Recensioni / Come scivolare nella lotta armata

Il nome di Marina Premoli suonerà familiare solo a pochi specialisti degli anni di piombo. Ma le vicende della sua vita – infanzia e giovinezza, militanza e carcere – raccontano qualcosa di universale sul rapporto tra donne e violenza politica: il ruolo dell’amore nell’esperienza femminile della lotta annata, la contaminazione tra sentimenti e ideologia. Ovviamente in Questa è già la mia vita (Quodlibet) c’è molto di più: la rievocazione impietosa di tutti i fatti, gli incontri e i complessi che hanno portato l’autrice a scivolare – si direbbe – nell’eversione armata.
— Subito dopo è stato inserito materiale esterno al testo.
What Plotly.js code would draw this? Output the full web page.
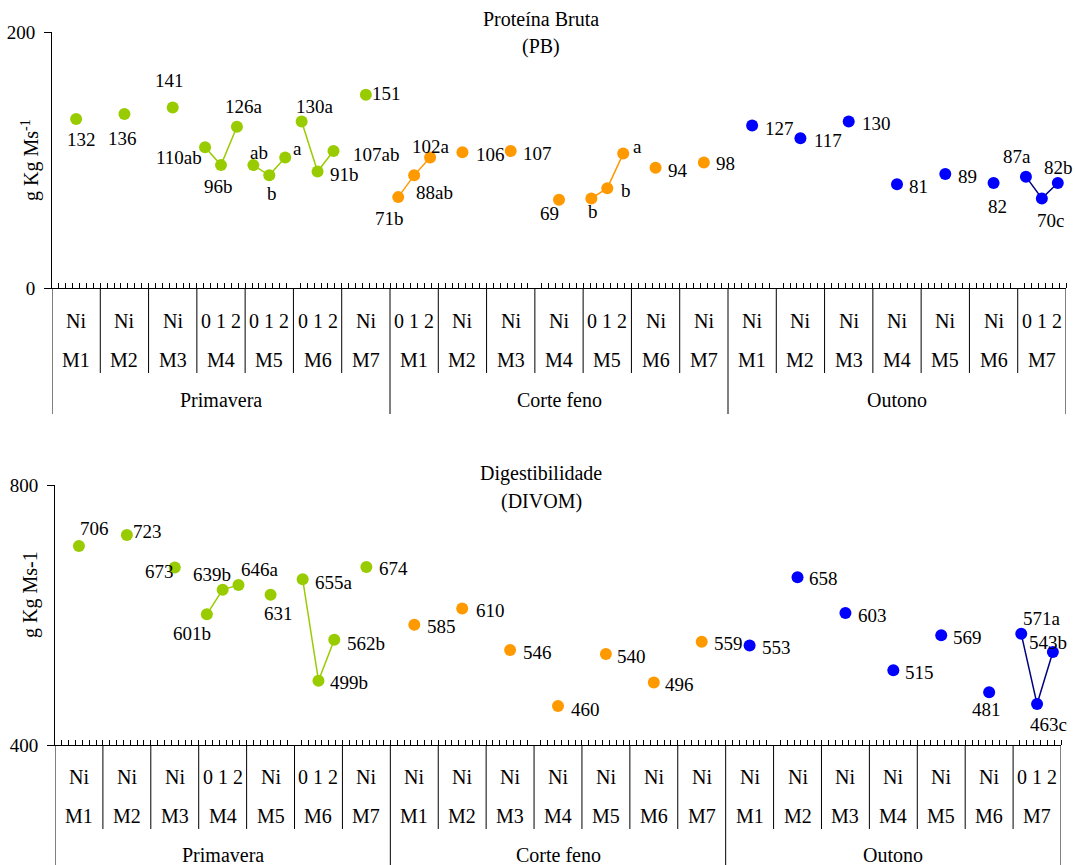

Un libro che più che un’autobiografia sembra l’appunto di un sogno, tanto è dettagliata e priva di egocentrismo l’esposizione degli eventi, tanto è telegrafico, quasi sonnambolico, lo stile in cui sono narrati.
Marina Premoli nasce a Genova nel 1941 in una famiglia aristocratica di origini trentine (nel ’68 il padre sarà eletto senatore nelle liste del Partito liberale); trascorre infanzia e adolescenza tra Roma, Parigi, Bruxelles e Londra; poi, giovane donna, è a Milano, insicura, talentuosa e alcolizzata, tra salotti di sinistra (dove si sente «un’analfabeta intellettuale») e frequentazioni extraparlamentari (e qui si sente «un’analfabeta politica»). Nel ’71 ospita il primo «compagno in difficoltà». A Roma, dove «non è facile incontrare un operaio», ne conosce uno dell’Alfa Romeo e tre anni dopo, piuttosto controvoglia, lo sposa (oggi commenta: «un’arrampicatrice sociale a rovescio»). Da qui, una danza di avvicinamento al fuoco, l’amore per un altro operaio (Sergio nel romanzo, nella realtà Pietro Mutti, fondatore dei Proletari armati per il comunismo) e la scelta di seguirlo nella clandestinità.
Nel 1980 passa con lui a Prima linea, dove ha un ruolo eminentemente organizzativo: compra e affitta appartamenti, falsifica documenti. Il suo corpo si ribella causandole vertigini e mancamenti; ha il terrore di usare le armi e, in effetti, non sparerà mai. Scrive: «A rivedere la mia vita col binocolo rovesciato – quello del senno di poi – rimango senza parole. Senza fiato. Ma tant’è». Arrestata nel 1981, è tra le terroriste liberate il 3 gennaio 1982 con l’assalto al carcere di Rovigo, che causa la morte di un passante. Poco dopo viene catturata: trascorrerà a Rebibbia i successivi quindici anni. L’epigrafe dell’ultimo capitolo è dall’ultimo atto della Traviata, il commiato tristissimo e romantico di una donna che ha amato molto («Addio, del passato bei sogni ridenti; le rose del volto già sono pallenti…»). L’assenza di speranza, tipica degli incubi, concede in questo libro una sola deroga: è la testimonianza di un legame indissolubile tra chi si è voluto bene, anche se magari si è solo incrociato, in quegli anni fatali.